October tenth arrived. Candles were lit and the food almost ready when we opened the front door to our visitors. Roasting chicken seasoned with rosemary and thyme scented the air. The windows were fogged by steam from simmering green beans and pasta. Our guests squeezed into the window seats around the kitchen table just as they used to, while Mike tossed salad at the counter. As I darted between the microwave, refrigerator, and stove, I enjoyed hearing his laughter blend into the happy cacophony of long-familiar voices.

We filled our salad plates and moved into the dining room. The conversation jumped from nostalgia to hilarious nonsense to contemplation, and never lagged. My friends regaled Mike with adventures from the past that cast me in a far more charming light than I remember. We toasted the past and hailed the future.

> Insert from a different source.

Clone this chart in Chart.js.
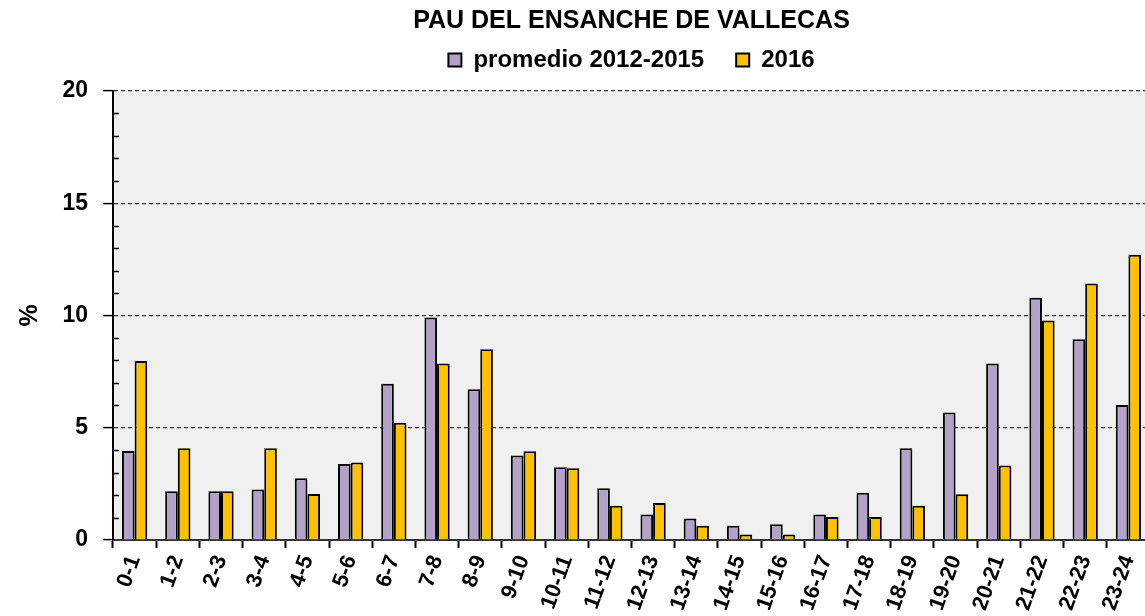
<!DOCTYPE html>
<html>
<head>
<meta charset="utf-8">
<title>PAU DEL ENSANCHE DE VALLECAS</title>
<script src="https://cdn.jsdelivr.net/npm/chart.js@4.4.0/dist/chart.umd.min.js"></script>
<style>
  html, body { margin: 0; padding: 0; background: #fff; overflow: hidden; }
  #wrap { width: 1160px; height: 616px; }
</style>
</head>
<body>
<div id="wrap"><canvas id="grafico" width="1160" height="616"></canvas></div>
<script>
const horas = ['0-1', '1-2', '2-3', '3-4', '4-5', '5-6', '6-7', '7-8', '8-9', '9-10', '10-11', '11-12',
  '12-13', '13-14', '14-15', '15-16', '16-17', '17-18', '18-19', '19-20', '20-21', '21-22', '22-23', '23-24'];
const promedio = [3.96, 2.17, 2.17, 2.25, 2.75, 3.39, 6.96, 9.91, 6.71, 3.76, 3.24, 2.30,
  1.14, 0.96, 0.64, 0.70, 1.14, 2.10, 4.09, 5.68, 7.86, 10.79, 8.94, 6.01];
const anio2016 = [7.97, 4.09, 2.17, 4.09, 2.05, 3.45, 5.22, 7.86, 8.50, 3.95, 3.20, 1.53,
  1.65, 0.64, 0.25, 0.25, 1.03, 1.03, 1.53, 2.04, 3.32, 9.78, 11.43, 12.71];
const marcasY = [0, 5, 10, 15, 20];

Chart.defaults.font.family = '"Liberation Sans", Arial, sans-serif';
Chart.defaults.font.weight = 'bold';
Chart.defaults.color = '#000';

// fondo gris del area de trazado
const fondoPlot = {
  id: 'fondoPlot',
  beforeDraw(chart) {
    const a = chart.chartArea;
    const ctx = chart.ctx;
    ctx.save();
    ctx.fillStyle = '#f0f0f0';
    ctx.fillRect(a.left, a.top, a.right - a.left, a.bottom - a.top);
    ctx.restore();
  }
};

// marcas menores hacia dentro del eje Y
const marcasMenores = {
  id: 'marcasMenores',
  afterDraw(chart) {
    const y = chart.scales.y;
    const ctx = chart.ctx;
    ctx.save();
    ctx.strokeStyle = '#000';
    ctx.lineWidth = 1.5;
    for (let v = 1; v < 20; v++) {
      if (v % 5 === 0) continue;
      const py = Math.round(y.getPixelForValue(v)) + 0.5;
      ctx.beginPath();
      ctx.moveTo(chart.chartArea.left, py);
      ctx.lineTo(chart.chartArea.left + 6, py);
      ctx.stroke();
    }
    ctx.restore();
  }
};

// espacio extra debajo de la leyenda
const margenLeyenda = {
  id: 'margenLeyenda',
  beforeInit(chart) {
    const fitOriginal = chart.legend.fit;
    chart.legend.fit = function () {
      fitOriginal.bind(chart.legend)();
      this.height += 9;
    };
  }
};

const ctx = document.getElementById('grafico').getContext('2d');
window.chart = new Chart(ctx, {
  type: 'bar',
  data: {
    labels: horas,
    datasets: [{
      label: 'promedio 2012-2015',
      data: promedio,
      backgroundColor: '#b3a2c7',
      borderColor: '#000',
      borderWidth: 2,
      categoryPercentage: 0.585,
      barPercentage: 1.0
    }, {
      label: '2016',
      data: anio2016,
      backgroundColor: '#ffc000',
      borderColor: '#000',
      borderWidth: 2,
      categoryPercentage: 0.585,
      barPercentage: 1.0
    }]
  },
  options: {
    responsive: false,
    devicePixelRatio: 1,
    animation: false,
    layout: { padding: { left: 0, right: 10, top: 0, bottom: 0 } },
    plugins: {
      title: {
        display: true,
        text: 'PAU DEL ENSANCHE DE VALLECAS',
        fullSize: false,
        color: '#000',
        font: { size: 25, weight: 'bold' },
        padding: { top: 6, bottom: -20 }
      },
      legend: {
        display: true,
        fullSize: false,
        labels: {
          boxWidth: 13,
          boxHeight: 13,
          padding: 32,
          color: '#000',
          font: { size: 24, weight: 'bold' }
        }
      },
      tooltip: { enabled: false }
    },
    scales: {
      x: {
        afterFit(scale) { scale.height = 76; },
        grid: {
          display: true,
          offset: true,
          drawOnChartArea: false,
          drawTicks: true,
          tickLength: 8,
          tickColor: '#000',
          tickWidth: 2
        },
        border: { display: true, color: '#333', width: 2 },
        ticks: {
          color: '#000',
          font: { size: 22, weight: 'bold' },
          minRotation: 70,
          maxRotation: 70,
          padding: 4,
          autoSkip: false
        }
      },
      y: {
        min: 0,
        max: 20,
        afterFit(scale) { scale.width = 113; },
        title: {
          display: true,
          text: '%',
          color: '#000',
          font: { size: 25, weight: 'bold' },
          padding: { top: 15, bottom: 0 }
        },
        ticks: {
          stepSize: 1,
          autoSkip: false,
          padding: 15,
          color: '#000',
          font: { size: 23, weight: 'bold' },
          callback: v => marcasY.includes(v) ? v : ''
        },
        grid: {
          display: true,
          drawOnChartArea: true,
          drawTicks: true,
          tickLength: 10,
          lineWidth: 1.2,
          color: c => (c.tick && c.tick.value % 5 === 0 && c.tick.value > 0) ? '#333' : 'rgba(0,0,0,0)',
          tickColor: c => (c.tick && c.tick.value % 5 === 0) ? '#000' : 'rgba(0,0,0,0)',
          tickWidth: 1.5
        },
        border: { display: true, color: '#000', width: 2, dash: [4, 3] }
      }
    }
  },
  plugins: [fondoPlot, marcasMenores, margenLeyenda]
});
</script>
</body>
</html>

Near midnight, we pushed ourselves out from the table and rose on stiffened legs. We reveled in a prolonged ritual of fond kisses and lingering hugs mingled with laughter. Our company trooped out and Mike closed the front door.

“I had fun getting to know your buddies,” he said. I grinned and gave him a kiss.

“Thanks for being you,” I replied, satisfied with the simplicity of the compliment. After we loaded and started the dishwasher we then climbed the stairs, leaving that humming and whirring beast alone in the dark to do its dirty work. I felt half exhilarated, half exhausted.

Once we snuggled into bed, Mike chortled and teased about the fresh rendering he’d seen of me in my younger years. After he dozed off I lay still and happy, reflecting. My friends had seen my current reality. They saw the changes I’d made to my house and to my life over these past few decades. Lots of bricks were shuffled around. Some were removed. I knew they liked my modifications, great and small, and that they still liked me.

I breathed in the same air my husband exhaled. Content, I closed my eyes under the protective roof of this sound home.